When a group of people who would (probably!) be considered 'leaders' amongst Scottish Baptists, meet together to discuss the nature of 'leadership', based on previously prepared papers, and with a whole day to expose areas and expressions of difference, disagreement, consensus, temperament, personal baggage, - it becomes clear that 'leadership' can have as many expressions as there are people, contexts, leaders! That's what I was doing yesterday, along with five others, up in early autumn Pitlochry.
So it was interesting to move throughout the day (guided by praying the daily offices of the Northumbria Community), to levels of agreement on some underlying principles, theological and pastoral assumptions - and also to be just as clear where there were quite fundamental differences in other key areas. I'm neither phased nor surprised at that. I think uniformity of model when discussing and exploring the nature of leadership within a Christian community would do violence to specific contextual realities. It would also overwrite individual giftedness and temperament, and would simply be one person / group's construct, even if they claimed it was 'biblical' - 'even THE biblical view'. All of which would ignore the variety and provisionality of the New Testament evidence, and the interpretations of such texts, and their translation into existing models of Church leadership. Diversity of practice so underlies our own Baptist traditions that it takes considerable care to identify what are the changing continuities of that tradition.

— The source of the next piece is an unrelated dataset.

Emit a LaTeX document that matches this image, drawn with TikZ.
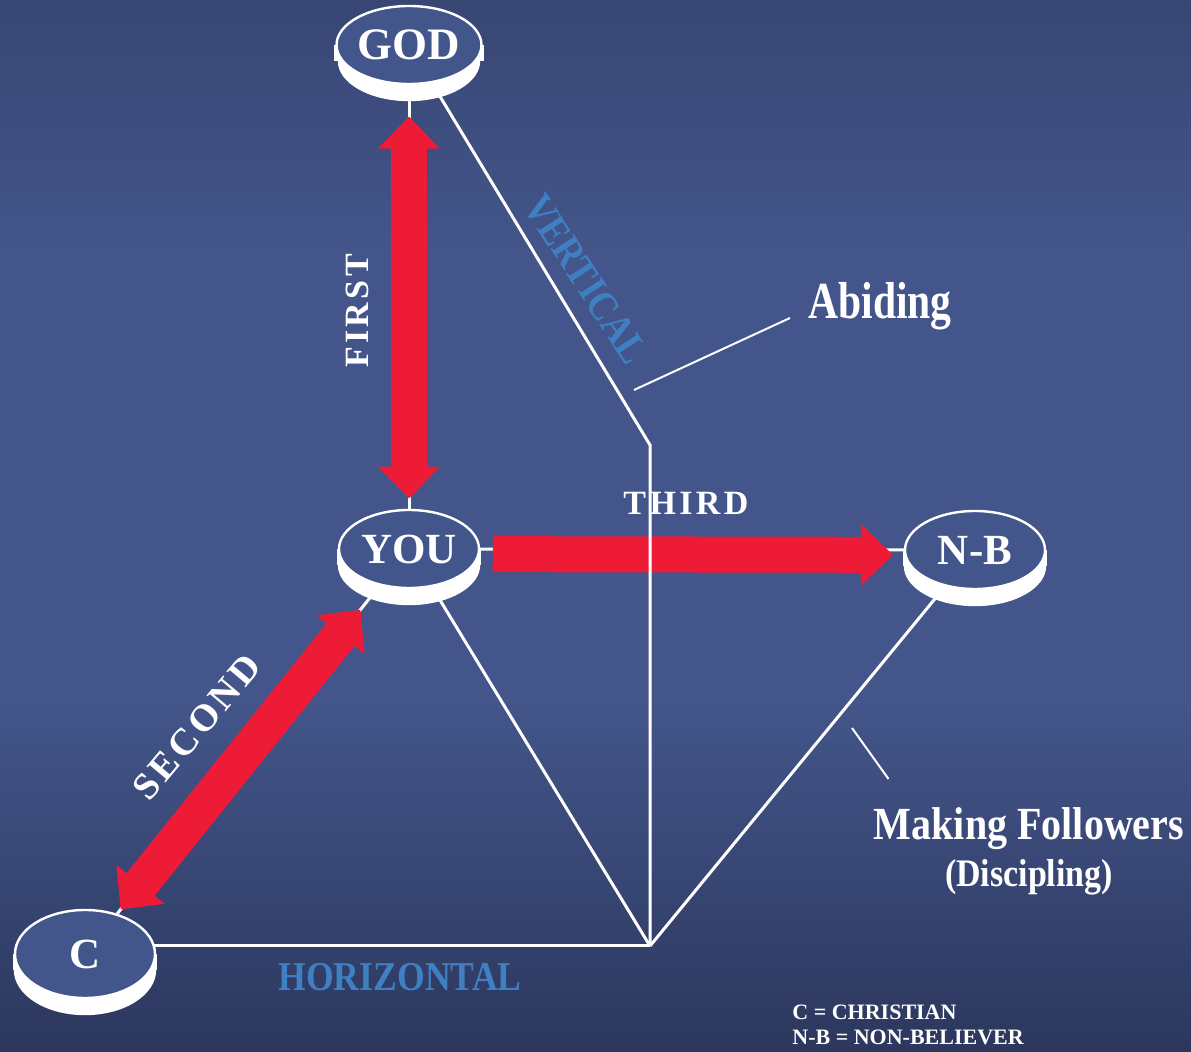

My own paper was a further stage in my thinking about the community theologian(s), and in particular that person or more likely, group of people's role in calling the community to faithful obedience to Christ. In fulfilling such a role I further developed two key ideas - kenosis (self-emptying as the notion is used in Phil. 2.1-15; and paracletos with its cognate paraclesis (with their core meaning of encouragement and accompaniment).
The one sentence I'll quote is the one that was affectionately but loudly mocked for its rhetorical flourish - och they were just jealous anyway!
"Community theologians heighten awareness of divine activity amongst us, in our all too human forms of community - and do so by reminding us, with the gentle persistence of Scottish drizzle on a June day in the Trossachs, of the graceful kenosis and non-grasping love of God in Christ."
Now what's wrong with that as a piece of tartan theology? Eh?